I started playing around with this just for fun. And I have to say I’ve learnt a lot about map projections, ellipsoids, geoids and so on in the last few days! The tips given here by various people , as well as extensive reading and web searching has been quite enjoyable. Thanks everyone!
As is common with many map projections, North-South doesn’t run vertically up the paper. The idea I had was by simply rotating the final map, North and South could be made to be vertical on the paper, and this would be more familiar to people who are used to the standard Mercator map in atlases, Google Maps etc. But a simple rotation (which is easy with -p) looks like the examples I showed - it reminds me of a box toppling over! I simply want to fill in the spaces around the edges so it doesn’t look like a toppling box.
In the process of this I saw the map projection code in GMT. I have to say the GMT code is reasonably easy to read. One day, when time permits, and when I have acquired enough familiarity, I’d like to contribute back to the code in some way. GMT has served me for more than three decades, and I hope it continues to be developed
For vector data - yes sure, cadaster data are all vectors (streets are lines, houses and all other areas are polygons, there are many point objects etc).
For raster data - I have very strong though poorly educated doubts.
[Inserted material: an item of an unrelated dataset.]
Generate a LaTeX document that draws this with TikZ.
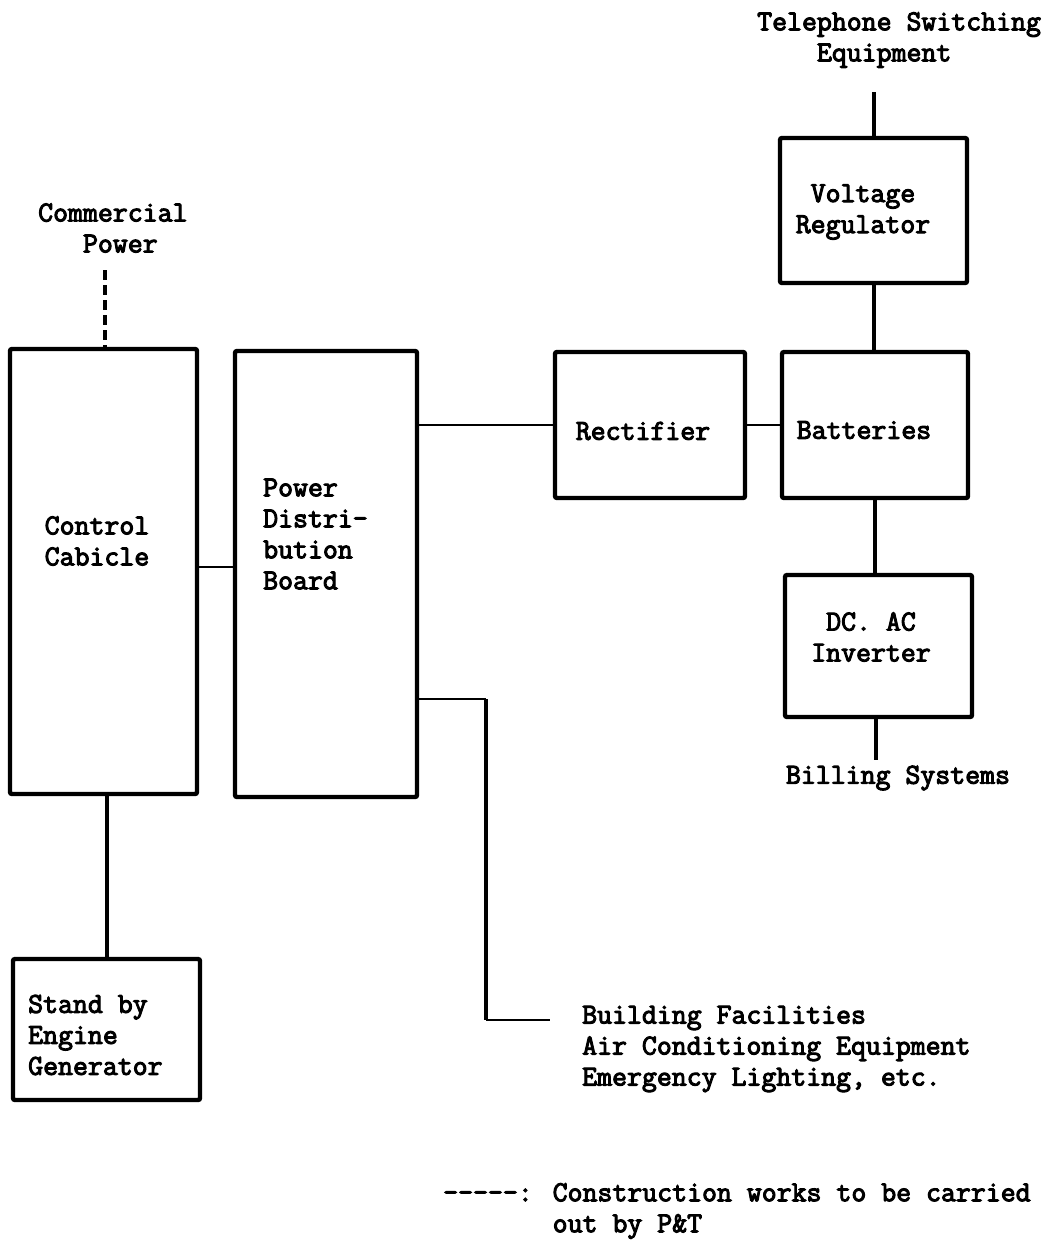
\documentclass[tikz,border=0pt]{standalone}
\usepackage{fontspec}
\newfontfamily\twfamily{Latin Modern Mono}[FakeBold=3.5]
\newcommand\twfont{\twfamily\bfseries\fontsize{29}{31}\selectfont}
\begin{document}
\begin{tikzpicture}[x=1pt,y=-1pt,
  blk/.style={draw, line width=4.4pt, inner sep=0pt, rounded corners=2pt},
  lbl/.style={inner sep=0pt, font=\twfont},
  vline/.style={line width=4pt},
  hline/.style={line width=2.6pt},
  dline/.style={line width=4pt, dash pattern=on 10pt off 5pt}]
\useasboundingbox (0,0) rectangle (1062,1248);
\fill[white] (0,0) rectangle (1062,1248);

% boxes
\node[blk, minimum width=187pt, minimum height=445pt] (cc) at (103.5,571.5) {};
\node[blk, minimum width=182pt, minimum height=446pt] (pdb) at (326,574) {};
\node[blk, minimum width=190pt, minimum height=146pt] (rect) at (650,425) {};
\node[blk, minimum width=186pt, minimum height=146pt] (batt) at (875,425) {};
\node[blk, minimum width=187pt, minimum height=145pt] (vreg) at (873.5,210.5) {};
\node[blk, minimum width=187pt, minimum height=142pt] (inv) at (878.5,646) {};
\node[blk, minimum width=187pt, minimum height=141pt] (gen) at (106.5,1029.5) {};

% box texts
\node[lbl, align=left] (cct) at (97,541) {Control\\Cabicle};
\node[lbl, align=left, anchor=west] (pdbt) at (263,534) {Power\\Distri-\\bution\\Board};
\node[lbl] (rectt) at (643,431) {Rectifier};
\node[lbl] (battt) at (864,430) {Batteries};
\node[lbl, align=center] (vregt) at (863,212) {Voltage\\Regulator};
\node[lbl, align=center] (invt) at (871,637) {DC. AC\\Inverter};
\node[lbl, align=left, anchor=west] (gent) at (28,1035) {Stand by\\Engine\\Generator};

% free labels
\node[lbl, align=left, anchor=west] (tel) at (757,40) {Telephone Switching\\\hphantom{Tele}Equipment};
\node[lbl] (bill) at (898,778) {Billing Systems};
\node[lbl, align=left, anchor=west] (cp) at (38,228) {Commercial\\\hphantom{Com}Power};
\node[lbl, align=left, anchor=west] (bld) at (582,1049) {Building Facilities\\Air Conditioning Equipment\\Emergency Lighting, etc.};
\node[lbl, align=left, anchor=west] (leg) at (443,1211) {-----: Construction works to be carried\\\hphantom{-----: }out by P\&T};

% connector end points
\coordinate (telend) at (873.5,92);
\coordinate (billend) at (876,760);
\coordinate (cpend) at (105,270);
\coordinate (b1) at (486,699);
\coordinate (b2) at (486,1020);
\coordinate (b3) at (550,1020);

% connectors
\draw[hline] ([yshift=4.5pt]cc.east) -- ([yshift=4.5pt]cc.east -| pdb.west);
\draw[hline] (rect.west -| pdb.east) -- (rect.west);
\draw[hline] (rect.east) -- (batt.west);
\draw[vline] (telend) -- (telend |- vreg.north);
\draw[vline] (vreg.south) -- (vreg.south |- batt.north);
\draw[vline] (batt.south) -- (batt.south |- inv.north);
\draw[vline] (billend |- inv.south) -- (billend);
\draw[vline] (gen.north |- cc.south) -- (gen.north);
\draw[dline] (cpend) -- (cpend |- cc.north);
\draw[hline] (b1 -| pdb.east) -- (b1);
\draw[vline] (b1) -- (b2);
\draw[hline] (b2) -- (b3);
\end{tikzpicture}
\end{document}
I don’t really know what all those countries use the Oblique Mercator for, and for my task it doesn’t really matter. I just wanted an Oblique Mercator map on the ellipsoid because
I simply thought it was cool to try and find a map projection for a particular region which had minimal distortion. And in the process I learned a lot of new stuff.